The primary goal is to predict a company's future cash position with a high degree of accuracy, allowing management to anticipate potential cash surpluses or deficits and make informed decisions regarding liquidity, investments, and funding needs.
How does an Advanced Cash Forecast differ from a simple cash flow projection?
An Advanced Cash Forecast goes beyond simple projections by incorporating more granular data, sophisticated analytical methods (like statistical modeling and scenario analysis), and a deeper consideration of internal and external drivers that influence cash movements. It aims for higher precision and provides actionable insights.
What data is crucial for an accurate Advanced Cash Forecast?
Crucial data includes historical cash inflows and outflows, detailed accounts receivable and accounts payable aging reports, sales forecasts, expense budgets, payroll data, and capital expenditure plans. External economic indicators and market trends are also important.
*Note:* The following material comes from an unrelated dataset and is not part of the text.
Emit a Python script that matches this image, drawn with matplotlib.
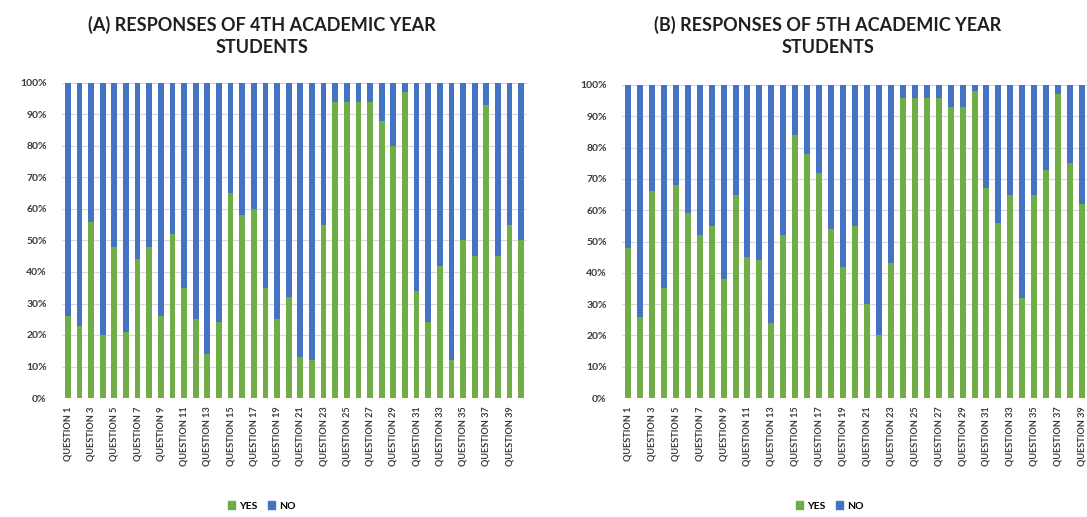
import matplotlib
matplotlib.use("Agg")
import matplotlib.pyplot as plt
from matplotlib.ticker import FuncFormatter, MultipleLocator
from matplotlib.patches import Patch

# ---------------- data ----------------
questions_a = [f"QUESTION {i}" for i in range(1, 41)]
yes_a = [26, 23, 56, 20, 48, 21, 44, 48, 26, 52,
         35, 25, 14, 24, 65, 58, 60, 35, 25, 32,
         13, 12, 55, 94, 94, 94, 94, 88, 80, 97,
         34, 24, 42, 12, 50, 45, 93, 45, 55, 50]
no_a = [100 - v for v in yes_a]

# panel B is cropped at the right edge in the reference: 39 bars visible
questions_b = [f"QUESTION {i}" for i in range(1, 40)]
yes_b = [48, 26, 66, 35, 68, 59, 52, 55, 38, 65,
         45, 44, 24, 52, 84, 78, 72, 54, 42, 55,
         30, 20, 43, 96, 96, 96, 96, 93, 93, 98,
         67, 56, 65, 32, 65, 73, 97, 75, 62]
no_b = [100 - v for v in yes_b]

title_a = "(A) RESPONSES OF 4TH ACADEMIC YEAR\nSTUDENTS"
title_b = "(B) RESPONSES OF 5TH ACADEMIC YEAR\nSTUDENTS"
series_names = ["YES", "NO"]

GREEN = "#70AD47"
BLUE = "#4472C4"
GRID = "#D9D9D9"
TXT = "#3A3A3A"
FONT = "Lato"

W, H = 1087, 517
fig = plt.figure(figsize=(W / 100, H / 100), dpi=100)


def px_axes(x0, x1, y0, y1):
    return fig.add_axes([x0 / W, 1 - y1 / H, (x1 - x0) / W, (y1 - y0) / H])


def draw_panel(ax, cats, yes, no, nslots):
    x = list(range(len(cats)))
    ax.bar(x, yes, width=0.5, color=GREEN, zorder=3)
    ax.bar(x, no, width=0.5, bottom=yes, color=BLUE, zorder=3)
    ax.set_xlim(-0.5, nslots - 0.5)
    ax.set_ylim(0, 100)
    ax.yaxis.set_major_locator(MultipleLocator(10))
    ax.yaxis.set_major_formatter(FuncFormatter(lambda v, p: f"{int(v)}%"))
    ax.grid(axis="y", color=GRID, linewidth=0.8, zorder=0)
    ax.set_xticks(x[::2])
    ax.set_xticklabels(cats[::2], rotation=90, fontsize=6.6,
                       fontfamily=FONT, fontweight="bold", color=TXT)
    for lab in ax.get_yticklabels():
        lab.set_fontfamily(FONT)
        lab.set_fontweight("bold")
        lab.set_fontsize(7.5)
        lab.set_color(TXT)
    ax.tick_params(axis="both", length=0, pad=6)
    ax.tick_params(axis="y", pad=11)
    for s in ax.spines.values():
        s.set_visible(False)


ax_a = px_axes(62, 527, 83, 398)
draw_panel(ax_a, questions_a, yes_a, no_a, 40)
ax_b = px_axes(622, 1100, 85, 398)
draw_panel(ax_b, questions_b, yes_b, no_b, 40)

for tx, ttl in [(262, title_a), (828, title_b)]:
    fig.text(tx / W, 1 - 36 / H, ttl, ha="center", va="center",
             fontsize=13, fontweight="bold", fontfamily=FONT,
             color="#1F1F1F", linespacing=1.4)

handles = [Patch(color=GREEN, label=series_names[0]),
           Patch(color=BLUE, label=series_names[1])]
for lx in [262, 830]:
    fig.legend(handles=handles, loc="center", bbox_to_anchor=(lx / W, 1 - 506 / H),
               ncol=2, frameon=False, handlelength=0.7, handleheight=0.7,
               handletextpad=0.4, columnspacing=1.0,
               prop={"family": FONT, "weight": "bold", "size": 7.5})

fig.savefig("out.png", dpi=100, facecolor="white")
Can an Advanced Cash Forecast predict a crisis?
While it cannot predict unforeseen "black swan" events with certainty, a well-implemented Advanced Cash Forecast, especially when combined with robust scenario analysis, can highlight vulnerabilities and anticipate potential cash shortfalls under various stress conditions. This allows a company to prepare and implement risk management strategies before a crisis fully materializes.
Is an Advanced Cash Forecast only for large corporations?
While large corporations with complex structures and significant cash flows benefit immensely from an Advanced Cash Forecast due to its complexity and resource requirements, small and medium-sized enterprises (SMEs) can also implement scaled-down versions or utilize specialized software to gain better control over their cash flow and enhance their financial planning.